J. and I came to this marvelous place a few times together. Once or twice just the two of us, a few times with the kids. He loved it.
But what I remember now about those trips is not long walks holding hands, or coffee in the hammock swings, or wine on the porch as the sun set.
Sure we did all of those things. But we also argued. We argued there more than we argued at home. Sometimes bitterly. Always quietly. But always.
It struck me one day shortly after an argument with J.. I actually wrote it in a diary that I'd been keeping at the time (before blogging became my public record of my private life!) Those arguments made me question, if only momentarily, what was wrong with our relationship.
It was almost as if, and I see this now, but had not then, that when all the background noise of everyday life, and the distractions of work and baseball schedules and chorus concerts and scout meetings, and the pressure of maintaining a home and a job were stripped away, what we had left wasn't so rosey after all.
I could see J.'s jealousy.
I could see his male chauvinistic tendencies.
I could see his infuriating insecurities.
I could see a few departures from the truth.
I could feel him pressuring me. Putting me in positions where I could not argue with him and would have to agree, if only temporarily.
And then we'd return to Real Life and those nagging little concerns seemed brief and fleeting and insignificant. All the good things came into focus again. I'd let all the bad things go.
Until the next trip.
And the worst part was that I had nowhere to run. We were at my Charlotte and Jack's cottage. With the kids. I could not really throw them out (Moira would be baffled, not to mention upset). And I wasn't leaving! I had no choice but to have an argument. If we'd been at home, I'd have made a few blistering parting comments, taken my stuff and bombed for home, leaving him to cry in his beer alone.

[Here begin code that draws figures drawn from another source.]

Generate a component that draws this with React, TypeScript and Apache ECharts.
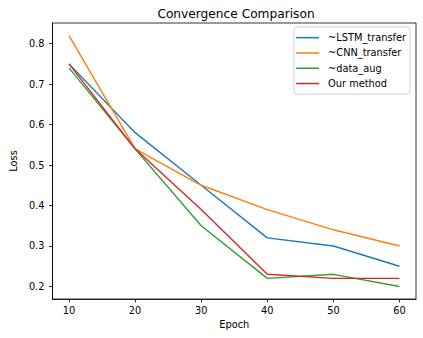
import React, { useEffect, useRef } from "react";
import * as echarts from "echarts";

const epochs = [10, 20, 30, 40, 50, 60];
const lstmTransfer = [0.75, 0.58, 0.45, 0.32, 0.30, 0.25];
const cnnTransfer = [0.82, 0.54, 0.45, 0.39, 0.34, 0.30];
const dataAug = [0.74, 0.54, 0.35, 0.22, 0.23, 0.20];
const ourMethod = [0.75, 0.54, 0.39, 0.23, 0.22, 0.22];
const xTicks = [10, 20, 30, 40, 50, 60];
const yTicks = [0.2, 0.3, 0.4, 0.5, 0.6, 0.7, 0.8];
const seriesNames = ["~LSTM_transfer", "~CNN_transfer", "~data_aug", "Our method"];
const colors = ["#1f77b4", "#ff7f0e", "#2ca02c", "#d62728"];

const FONT = "DejaVu Sans";
const FS = 9.8;

export default function App() {
  const ref = useRef<HTMLDivElement>(null);
  useEffect(() => {
    if (!ref.current) return;
    const chart = echarts.init(ref.current, null, { renderer: "svg" });
    const all = [lstmTransfer, cnnTransfer, dataAug, ourMethod];
    chart.setOption({
      animation: false,
      backgroundColor: "#fff",
      title: {
        text: "Convergence Comparison",
        left: 231,
        textAlign: "center",
        top: 3,
        textStyle: { fontFamily: FONT, fontSize: 12.2, fontWeight: "normal", color: "#000" },
      },
      grid: {
        left: 46,
        top: 23,
        right: 7,
        bottom: 39,
        show: true,
        borderColor: "#000",
        borderWidth: 0.8,
        backgroundColor: "transparent",
      },
      legend: {
        orient: "vertical",
        right: 13,
        top: 27,
        data: seriesNames,
        icon: "rect",
        itemWidth: 23,
        itemHeight: 1.5,
        itemGap: 0,
        padding: [3, 4, 3, 2],
        borderColor: "#d0d0d0",
        borderWidth: 1,
        borderRadius: 3,
        backgroundColor: "rgba(255,255,255,0.8)",
        textStyle: { fontFamily: FONT, fontSize: FS, color: "#000", lineHeight: 15.3, padding: [0, 0, 0, 4] },
      },
      xAxis: {
        type: "value",
        min: 7.5,
        max: 62.5,
        name: "Epoch",
        nameLocation: "middle",
        nameGap: 20,
        nameTextStyle: { fontFamily: FONT, fontSize: FS, color: "#000" },
        axisLine: { show: true, lineStyle: { color: "#000", width: 0.8 } },
        axisTick: { show: true, length: 3.5, customValues: xTicks, lineStyle: { color: "#000", width: 0.8 } },
        axisLabel: { customValues: xTicks, margin: 6, fontFamily: FONT, fontSize: FS, color: "#000" },
        splitLine: { show: false },
      },
      yAxis: {
        type: "value",
        min: 0.169,
        max: 0.851,
        name: "Loss",
        nameLocation: "middle",
        nameGap: 33,
        nameTextStyle: { fontFamily: FONT, fontSize: FS, color: "#000" },
        axisLine: { show: true, lineStyle: { color: "#000", width: 0.8 } },
        axisTick: { show: true, length: 3.5, customValues: yTicks, lineStyle: { color: "#000", width: 0.8 } },
        axisLabel: {
          customValues: yTicks,
          margin: 8,
          fontFamily: FONT,
          fontSize: FS,
          color: "#000",
          formatter: (v: number) => v.toFixed(1),
        },
        splitLine: { show: false },
      },
      series: seriesNames.map((name, i) => ({
        name,
        type: "line",
        data: epochs.map((e, j) => [e, all[i][j]]),
        showSymbol: false,
        symbol: "none",
        lineStyle: { color: colors[i], width: 1.4 },
        itemStyle: { color: colors[i] },
      })),
    });
    return () => chart.dispose();
  }, []);
  return <div ref={ref} style={{ width: 423, height: 338, position: "absolute", left: 0, top: 0 }} />;
}
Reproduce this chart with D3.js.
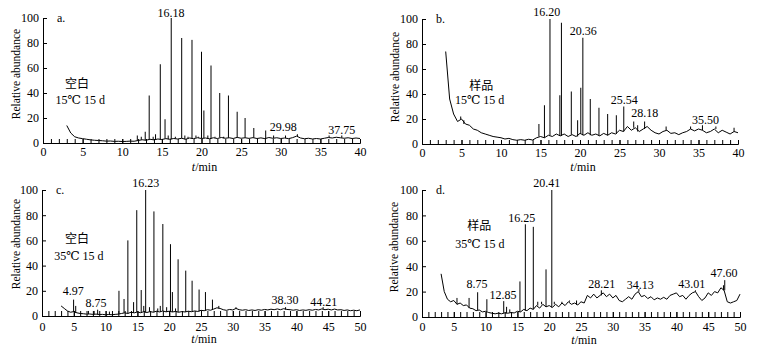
<!DOCTYPE html>
<html>
<head>
<meta charset="utf-8">
<script src="https://cdn.jsdelivr.net/npm/d3@7"></script>
<style>
  body { margin: 0; background: #fff; }
  text { font-family: "Liberation Serif", "Times New Roman", Times, "DejaVu Serif", serif; font-size: 12px; fill: #000; }
  .cjk { font-family: "Noto Sans CJK SC", sans-serif; font-size: 12px; }
  .trace { fill: none; stroke: #000; stroke-width: 1px; stroke-linejoin: round; }
  .axis path, .axis line { stroke: #000; }
</style>
</head>
<body>
<svg id="chart" width="761" height="352"></svg>
<script>
// ---- data (retention time in min, relative abundance) ----
// baselines are sampled every 0.5 min starting at t = 3
var baseStart = 3, baseStep = 0.5;

var baseA = [14, 8, 5, 4, 3.5, 3, 2.5, 2.2, 2, 1.8,
  1.5, 1.6, 1.3, 1.4, 1.2, 1.3, 1.5, 1.4, 2, 2.6,
  2.2, 3, 2.5, 3.2, 2.8, 3.5, 3, 3.6, 3.2, 3.8,
  3, 4, 3.5, 4.2, 3.6, 4, 3.4, 4.2, 3.6, 4.4,
  3.8, 4.2, 3.6, 4.5, 3.8, 4.2, 3.7, 4.3, 3.6, 4.1,
  3.5, 4.4, 3.8, 4.2, 3.6, 4, 3.5, 4.3, 5.5, 4,
  3.4, 3.8, 3.2, 3.6, 3.2, 3.8, 4.4, 4, 4.6, 4.2,
  3.8, 4.2, 3.6, 4, 3.6];

var baseB = [74, 36, 24, 18, 20, 16, 15, 12, 11, 9,
  8, 7, 6, 5.5, 5, 4, 4.5, 3.5, 3, 3.5,
  3, 3.8, 3.2, 5, 6, 5, 7, 6, 8, 6.5,
  8, 6, 7.5, 6, 8.5, 7, 9, 7, 8, 6.5,
  8.5, 7, 9, 8, 11, 10, 14, 11, 13, 10,
  12, 14, 11, 9, 8, 10, 11, 8.5, 9, 7.5,
  9, 10, 12, 10.5, 12, 11, 9, 10, 12, 9,
  11, 9.5, 8, 10, 9];

var baseC = [8, 6, 4, 3, 3.5, 2.5, 2, 1.8, 1.5, 1.6,
  1.3, 1.5, 1.2, 1.3, 1, 1.2, 1, 1.3, 1.5, 2,
  2.5, 2, 3, 2.5, 3.2, 2.6, 3.4, 2.8, 3.5, 3,
  3.8, 3.2, 4, 3.3, 3.8, 3.2, 3.6, 3, 3.5, 3.2,
  3.8, 3.4, 4, 3.6, 4.5, 4.2, 5, 4.6, 5.5, 6.5,
  6, 5, 4.5, 5.2, 4.8, 6, 5, 4.6, 5, 4.4,
  4.8, 4.4, 5, 4.6, 5.2, 4.8, 5.4, 5, 5.6, 5,
  5.8, 5.2, 5, 4.6, 5, 4.4, 4.8, 4.5, 5, 4.6,
  5.2, 4.8, 5.6, 5, 5.4, 4.8, 5.5, 4.8, 5, 4.4,
  4.8, 4.2, 4.6, 4.2, 4.8];

var baseD = [34, 20, 14, 12, 13, 10, 11, 9, 9.5, 7,
  6.5, 5, 5.5, 4, 4.5, 3.5, 3, 2.5, 3, 2.5,
  3.2, 3, 3.5, 3.2, 4.5, 4, 6, 5, 7, 6,
  9, 7, 10, 8, 9, 7.5, 10, 8, 11, 9,
  12, 10, 11, 9.5, 12, 11, 17, 15, 18, 15,
  17, 19, 16, 18, 15, 17, 13, 12, 14, 16,
  14, 18, 20, 16, 17, 14.5, 16, 13.5, 15, 14,
  15.5, 14, 17, 18, 19, 16, 17, 14, 17, 19,
  20, 16, 13, 15, 19, 17, 20, 19, 23, 21,
  12, 11, 12, 13, 18];

// peaks: [time, top]
var peaksA = [[11.9, 6], [12.4, 5], [12.9, 9], [13.4, 38], [13.9, 5], [14.2, 7], [14.8, 63],
  [15.4, 19], [15.8, 6], [16.18, 100], [16.7, 5], [17.5, 84], [17.9, 6], [18.3, 5], [18.8, 82.5],
  [19.3, 6], [19.6, 5], [20.0, 73], [20.3, 26], [20.8, 6], [21.2, 62], [21.7, 5], [22.3, 40],
  [22.8, 5], [23.4, 38], [24.5, 25], [25.5, 20], [26.6, 12], [28.1, 10], [29.1, 6], [30.6, 6],
  [32.1, 7], [36.1, 6], [37.7, 6]];

var peaksB = [[4.9, 22], [5.3, 19], [14.8, 16], [15.5, 31], [16.2, 100], [17.45, 39], [17.65, 97],
  [18.9, 42], [19.7, 19], [20.1, 45], [20.36, 85], [21.3, 36], [22.4, 29], [23.5, 24], [24.6, 23],
  [25.54, 30], [26.8, 18], [27.3, 15], [28.18, 18], [30.9, 14], [34.0, 14], [35.5, 15], [37.2, 14],
  [39.5, 13]];

var peaksC = [[4.97, 13], [5.3, 8], [7.3, 4], [8.2, 4], [8.75, 5], [10.6, 3.5], [12.1, 20], [12.9, 13.5],
  [13.5, 60], [14.4, 11], [14.9, 84], [15.6, 20.6], [16.0, 8], [16.3, 100], [16.9, 7], [17.6, 83],
  [18.2, 6], [18.6, 8], [19.0, 73], [19.6, 7], [20.2, 57], [20.5, 19], [21.0, 6], [21.4, 45],
  [22.6, 36], [23.6, 28], [24.7, 21], [25.7, 19], [26.8, 13], [27.8, 8], [30.5, 7], [38.3, 7],
  [44.2, 7]];

var peaksD = [[5.5, 15], [7.4, 15], [8.75, 19.5], [10.2, 14], [12.85, 12.5], [13.3, 8], [13.8, 6],
  [15.4, 28], [16.25, 73], [17.5, 71], [18.2, 12], [18.8, 12], [19.5, 37.5], [20.41, 100],
  [20.8, 12], [22.0, 12], [23.2, 13], [24.3, 13], [28.2, 21], [34.1, 22], [43.0, 21], [47.4, 25],
  [47.6, 29]];

// peak labels: [text, time, abundance]
var labelsA = [["16.18", 16.15, 101], ["29.98", 30.3, 9.6], ["37.75", 37.7, 7.4]];
var labelsB = [["16.20", 15.8, 102.5], ["20.36", 20.4, 87], ["25.54", 25.6, 32], ["28.18", 28.2, 21.6], ["35.50", 35.9, 16]];
var labelsC = [["16.23", 16.3, 102], ["4.97", 4.9, 16.7], ["8.75", 8.5, 7], ["38.30", 38.2, 9.5], ["44.21", 44.3, 8]];
var labelsD = [["20.41", 19.6, 102], ["16.25", 15.7, 75], ["8.75", 8.65, 23], ["12.85", 12.75, 14],
  ["28.21", 28.25, 23], ["34.13", 34.3, 22], ["43.01", 42.4, 23], ["47.60", 47.5, 31.5]];

var yTicks = [0, 20, 40, 60, 80, 100];
var xTicks40 = [0, 5, 10, 15, 20, 25, 30, 35, 40];
var xTicks50 = [0, 5, 10, 15, 20, 25, 30, 35, 40, 45, 50];

// ---- layout ----
var panels = [
  { tag: "a.", left: 43, right: 360, top: 18, bottom: 143, xMax: 40, xTicks: xTicks40,
    base: baseA, peaks: peaksA, labels: labelsA, name: "空白", cond: "15℃ 15 d",
    nameAt: [4.3, 44], condAt: [4.7, 31], tickLen: 4, labelPad: 4.5, titleX: 20, titleY: 74, unitY: 171 },
  { tag: "b.", left: 422, right: 738, top: 19, bottom: 144, xMax: 40, xTicks: xTicks40,
    base: baseB, peaks: peaksB, labels: labelsB, name: "样品", cond: "15℃ 15 d",
    nameAt: [7.5, 43], condAt: [7.3, 32], tickLen: 4, labelPad: 4.5, titleX: 399, titleY: 77, unitY: 171 },
  { tag: "c.", left: 42, right: 360, top: 190, bottom: 316, xMax: 50, xTicks: xTicks50,
    base: baseC, peaks: peaksC, labels: labelsC, name: "空白", cond: "35℃ 15 d",
    nameAt: [5.5, 58], condAt: [5.8, 44.5], tickLen: 5, labelPad: 6, titleX: 20, titleY: 244, unitY: 343 },
  { tag: "d.", left: 422, right: 740, top: 190, bottom: 317, xMax: 50, xTicks: xTicks50,
    base: baseD, peaks: peaksD, labels: labelsD, name: "样品", cond: "35℃ 15 d",
    nameAt: [9, 68.5], condAt: [9.1, 54], tickLen: 5, labelPad: 5.5, titleX: 398, titleY: 247, unitY: 344 }
];

var svg = d3.select("#chart");

panels.forEach(function(p) {
  var x = d3.scaleLinear().domain([0, p.xMax]).range([p.left, p.right]);
  var y = d3.scaleLinear().domain([0, 100]).range([p.bottom, p.top]);
  var g = svg.append("g");

  var line = d3.line()
      .x(d => x(d[0]))
      .y(d => y(d[1]));

  var basePts = p.base.map((v, i) => [baseStart + i * baseStep, v]);

  // minor ticks every minute, inward
  g.append("g")
      .attr("class", "axis")
      .attr("transform", "translate(0," + p.bottom + ")")
      .call(d3.axisBottom(x).tickValues(d3.range(0, p.xMax + 1)).tickSize(-p.tickLen).tickSizeOuter(0).tickFormat(""));

  g.append("g")
      .attr("class", "axis")
      .attr("transform", "translate(0," + p.bottom + ")")
      .call(d3.axisBottom(x).tickValues(p.xTicks).tickSize(-p.tickLen).tickSizeOuter(0).tickPadding(p.labelPad));

  g.append("g")
      .attr("class", "axis")
      .attr("transform", "translate(" + p.left + ",0)")
      .call(d3.axisLeft(y).tickValues(yTicks).tickSize(-4).tickSizeOuter(0).tickPadding(4));

  g.selectAll(".axis").attr("font-family", null).attr("font-size", null);

  // trace
  g.append("path")
      .datum(basePts)
      .attr("class", "trace")
      .attr("d", line);

  g.append("g")
    .selectAll("path")
    .data(p.peaks)
    .join("path")
      .attr("class", "trace")
      .attr("d", d => {
        var foot = p.base[Math.max(0, Math.round((d[0] - baseStart) / baseStep))];
        return line([[d[0], foot], [d[0], d[1]]]);
      });

  // peak labels
  g.append("g")
    .selectAll("text")
    .data(p.labels)
    .join("text")
      .attr("x", d => x(d[1]))
      .attr("y", d => y(d[2]))
      .attr("text-anchor", "middle")
      .text(d => d[0]);

  g.append("text")
      .attr("x", p.left + 14)
      .attr("y", p.top + 4)
      .text(p.tag);

  g.append("text")
      .attr("class", "cjk")
      .attr("x", x(p.nameAt[0]))
      .attr("y", y(p.nameAt[1]))
      .attr("text-anchor", "middle")
      .text(p.name);

  g.append("text")
      .attr("x", x(p.condAt[0]))
      .attr("y", y(p.condAt[1]))
      .attr("text-anchor", "middle")
      .text(p.cond);

  g.append("text")
      .attr("transform", "translate(" + p.titleX + "," + p.titleY + ") rotate(-90)")
      .attr("text-anchor", "middle")
      .style("font-size", "11.5px")
      .text("Relative abundance");

  var unit = g.append("text")
      .attr("x", (p.left + p.right) / 2 + 3)
      .attr("y", p.unitY)
      .attr("text-anchor", "middle");
  unit.append("tspan").style("font-style", "italic").text("t");
  unit.append("tspan").text("/min");
});
</script>
</body>
</html>
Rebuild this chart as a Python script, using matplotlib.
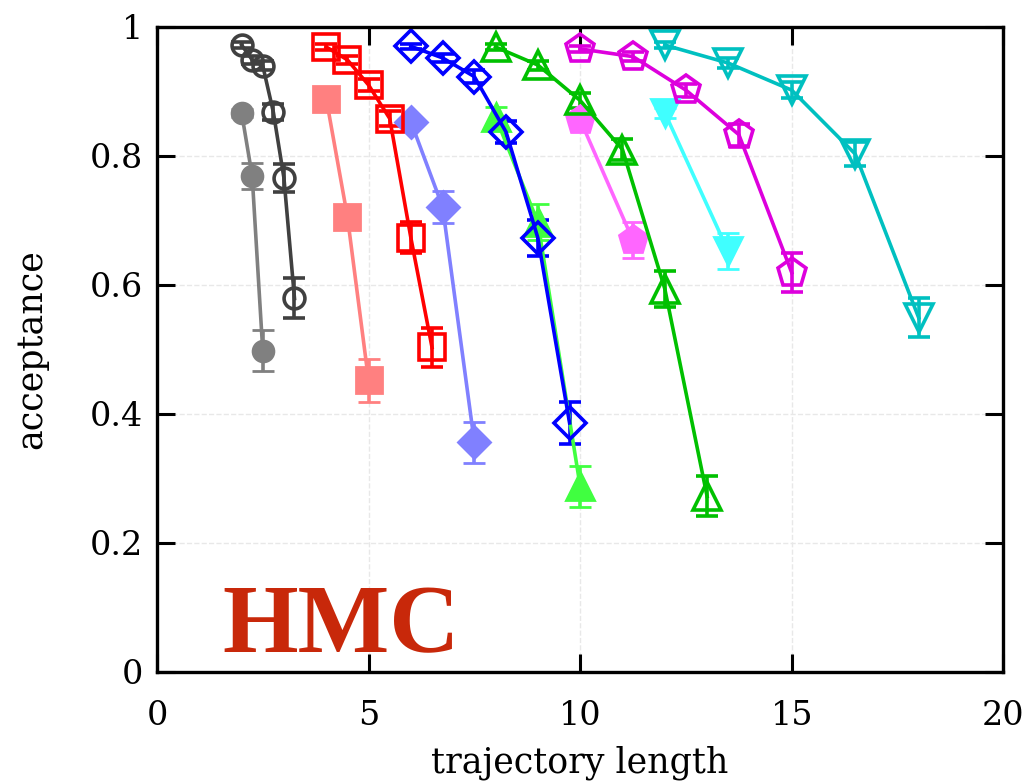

Somehow I think he planned it all that way. He always had some insecurity or jealousy or issue festering just below the surface and he'd strike when he'd know I could not escape.
The last time he'd come to visit we'd already broken up. I'd vowed to remain freinds. Invited him to visit us for a day. He was charming to my mother. He was lovely to me. He asked Estelle if he could take me out for a drink. We'd gone. He trapped me. Worked me over while we waited for drinks and appetizers. Tried to remind me that I'd made commitments to him. That I'd planned a life with him. And then I'd scrammed.
And I had. At one time. But when he failed to live up to the commitments he'd made, and crossed boundaries and failed me, it seemed as though I was supposed to forgive and forget.
And again, I was trapped into having the conversation. In public. No way to leave. We had his car and I was too far from the cottage to walk. I'd wanted to vanish.
And I knew that feeling all too well. It was how I'd often felt in my marriage to Lars. I congratulated J. on having achieved the same accomplishment. He'd made me want to vanish.
That was quite a trip. Mom had left early, having tired of us and exhausted her real estate possibilities. J. had left in a huff, mad that I would not cave to his pressure and his charm. And he was naively hopeful that if he kept at it, I'd not be able to resist.
Some people have an overly inflated impression of their irresistability.
And somehow, through all of this, the beauty of the place and the peace it brings me has prevailed. The power of Mother Nature, perhaps. Somehow the very nature of the place reminds me of who I am in my soul. No intruder can take the shine from that.
And now I return...two summers in a row, with Scott and his girls. Scott loves the place as much as I do. Would love to buy a cottage. Relaxes and unwinds and enjoys the quiet and the outdoors and all the outdoor things to do.
And just like at home, we have absolutely nothing to fight about.
And without the background noise of everyday life, and the distractions of work and baseball schedules and chorus concerts and scout meetings, and with the pressure of maintaining a home and a job all stripped away, what we have left is rosey and bright after all.